Patrick Way QC has strong advocacy and advisory practices. He has advised taxpayers, including individuals and companies, at all levels of the UK courts and he has also appeared successfully in the Privy Council on behalf of an overseas tax authority. He was a member of the Attorney General’s B Panel as Junior Counsel to the Crown 2010-2013 during which time he advised and represented HMRC. His advisory practice covers all areas of tax and he has advised on some of the largest corporate transactions including what was at the time the highest value UK corporate takeover. He has also advised on reorganisations and on all aspects relating to owner-managed businesses and close companies. He is well known in the world of the taxation of international sports stars, high profile football teams, sports bodies, rock stars and other entertainers and he has advised on all aspects of private client tax including domicile and residence issues and issues involving very valuable trust structures both onshore and abroad. He advises in relation to high-value divorces and he has advised many clients in relation to employee remuneration structures, particularly in relation to ITEPA 2003 Part 7A, Part 6 and the forthcoming changes. He is well versed in inheritance tax and capital gains tax issues and has a wide experience of property tax matters having advised on some of the largest UK property transactions. His current litigation workload includes cases in relation to residence, ordinary residence, taxation of international pensions, application of double tax relief, the mutual agreement procedure, source of interest in international loan relationships, taxation of deferred consideration, the application of the Smallwood case in international transactions, taxation of professional bodies, taxation of remuneration planning, the deductibility of costs in relation to tax planning and other tax matters.

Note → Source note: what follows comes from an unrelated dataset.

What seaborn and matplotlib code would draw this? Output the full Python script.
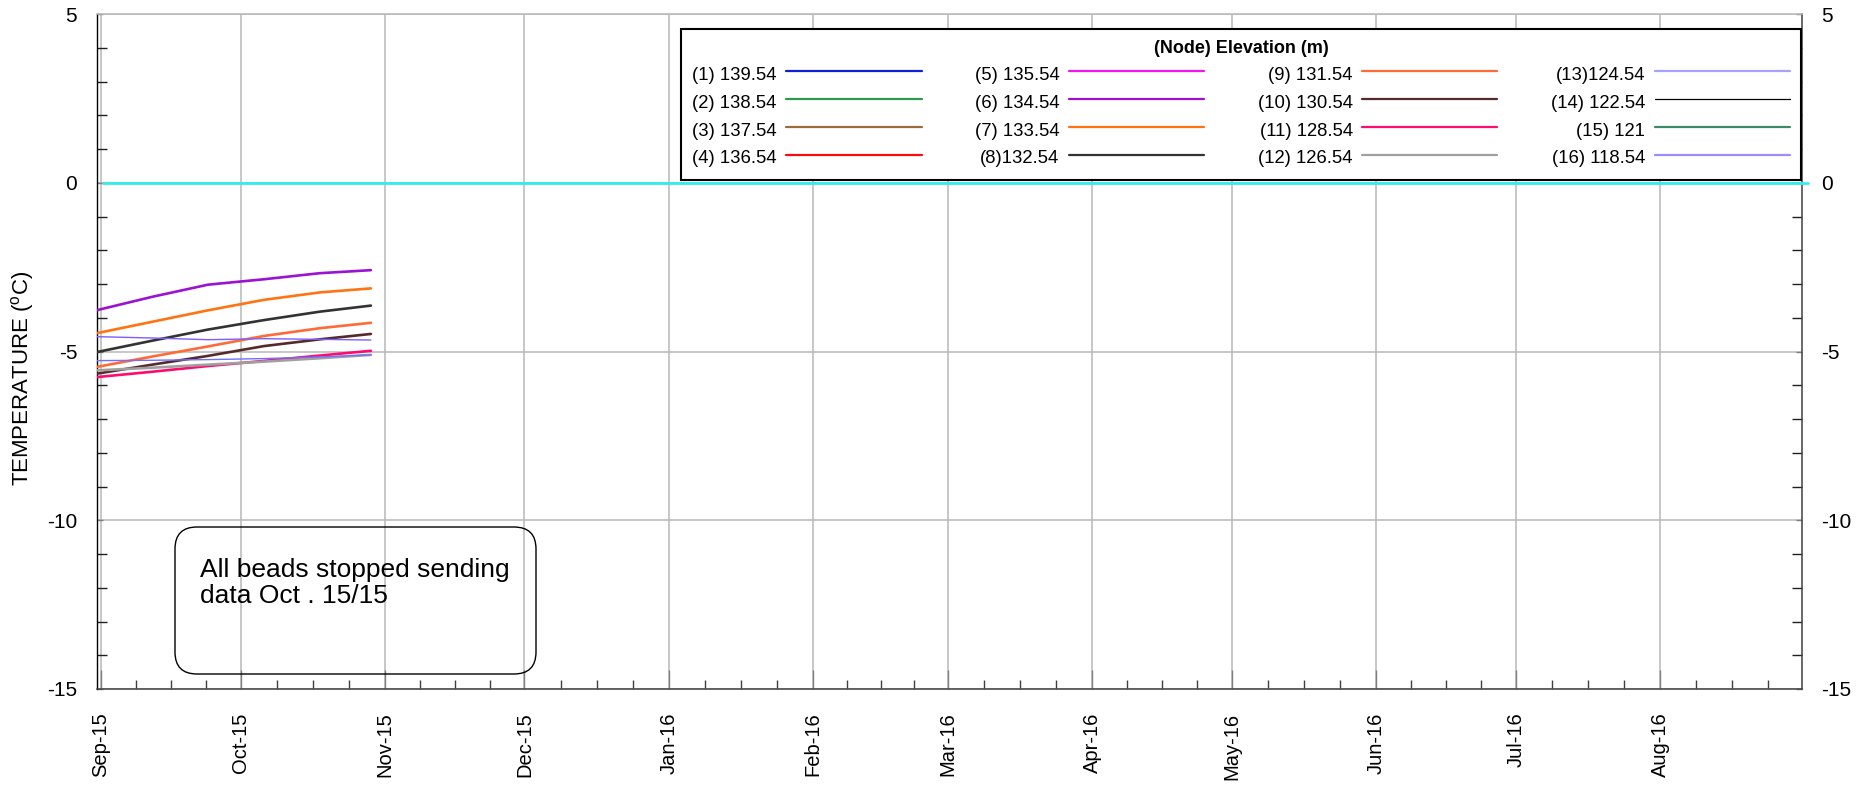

Before being called to the Bar he was a solicitor during which time he was an equity partner in two leading London law firms, first becoming a partner at the age of 31.
He aims to bring to clients an approach which is both practical and pragmatic. Practical, since, having been a commercial solicitor he is well aware of the realities of business transactions and the need for sensible advice; and pragmatic since his court experiences have shown him the way in which courts are likely to react and he factors this experience into his advice.
Writing and lecturing
He has written four tax books and edited others and he has contributed chapters all on the subject of various taxation issues including commercial transactions generally, the taxation of corporate groups, on joint ventures, the Business Expansion and Enterprise Investment Schemes, inheritance tax and capital gains tax planning for individuals and on stamp duty and stamp duty land tax.
In the past he lectured extensively around the world on UK tax matters and continues to lecture from time to time on a variety of subjects including in particular the taxation of sports stars and entertainers.
His spare time
Since 2010 he has been a director of Richmond (Rugby) Football Club whose men’s team are currently in the Greene King IPA Championship and whose women are in the Tyrrells Premier 15s. Before becoming a director he coached young teams at Richmond taking them to three finals at Twickenham and watching them win all round Europe, South Africa and Australasia.
He also is keen on contemporary art and collects the works of young artists, some of whom are beginning to establish justified reputations in the art world.
A selction of Patrick’s cases can be found HERE
“He is the tax barrister to the stars. … Way acted for Andre Agassi in his battle with the taxman over sponsorship income. But he really hit the headlines … when he successfully defended Richard and Judy in their battle to deduct their agents’ fees from their taxable income. Way and the couple’s legal team deployed all the weapons in their armoury, even going to the trouble of showing the judge a tape of Richard Madeley’s Ali G impression to demonstrate that the pair were “theatrical artists”.”